South Korean casino operator Paradise Co and Japan’s pachinko specialist Sega Sammy have now cut the ribbon on Paradise City, the first integrated resort in Northeast Asia, which has opened at Yeongjong Island close to Incheon International Airport in South Korea.
The foreigner-only casino has debuted with 154 game tables, 281 slot machines and 62 electronic gaming terminals. Its opening comes at a difficult time with China, which accounted for just under half of South Korea’s 17.2m foreign visitors last year, imposing a travel ban on its citizens travelling to Korea in groups although individuals will still be able to travel. That political fallout has followed the positioning of a US-supplied missile system on South Korean soil, put in place to counter North Korea’s missiles.

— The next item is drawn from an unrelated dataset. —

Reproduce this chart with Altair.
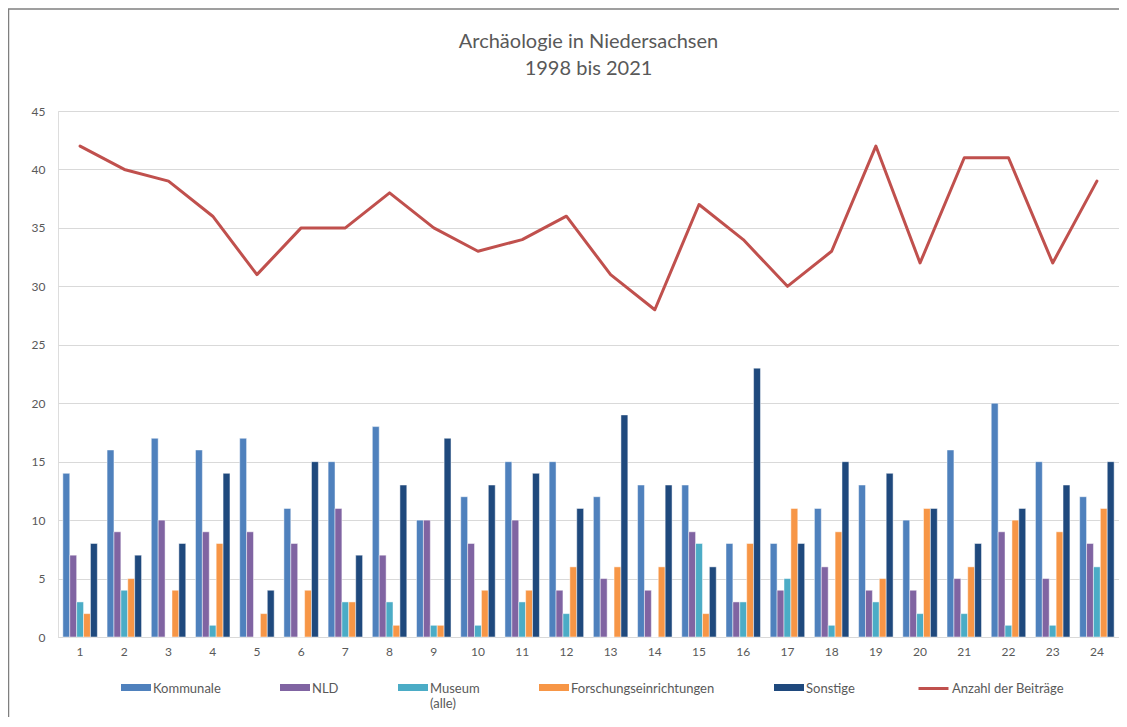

Known as Terminal High Altitude Area Defence (THAAD), its timing could not have been worse for the casino’s debut.
Paradise Co, which operates another five foreigner-only casinos in South Korea, said of the travel ban: “There are concerns about the Chinese market but we don’t expect the missile issue to continue in the long term.”
Paradise Group Chairman Chun Phil-lip said the plan was to attract tourists from other parts of Asia.
Mr Chun said: “Tensions over THAAD will not be eased in the short term. We are approaching this matter with a conservative perspective. We have been heavily relying on China but we will look at new markets, such as Japan and Southeast Asian countries, Vietnam, Thailand, Indonesia, Malaysia and Hong Kong.
He added: “Most of our customers individually visit Korea, so they are actually not influenced by the travel ban of the Chinese government. But we will deal with the issue in a conservative way, and we hope more Chinese customers return to Korea during next year’s PyeongChang Winter Olympics. We are considering cooperating with the Korean Olympic Committee to accommodate VIPs who visit Korea during the Winter Games. We want to show the Korean wave to foreigners and let them know Korea also has an integrated resort.”
The r330,000 sq m resort is believed to have cost upwards of US$1.1bn and includes a Y-shaped hotel with 711 rooms, a casino, an exhibition hall and one of Korea’s largest grand ballrooms. It has been named as an ‘art-tainment resort’ with over 2,700 art pieces.
The aim is for the resort to become the top landmark attraction in South Korea attracting 1.5m tourists a year.
Analyst Yoo Seung-man at HMC Investment & Securities, said: “It’s a pity that, because of the missile issue, there might be fewer Chinese mass customers at first than expected. But it’s Northeast Asia’s first such resort so it could draw customers that wouldn’t otherwise visit South Korea.”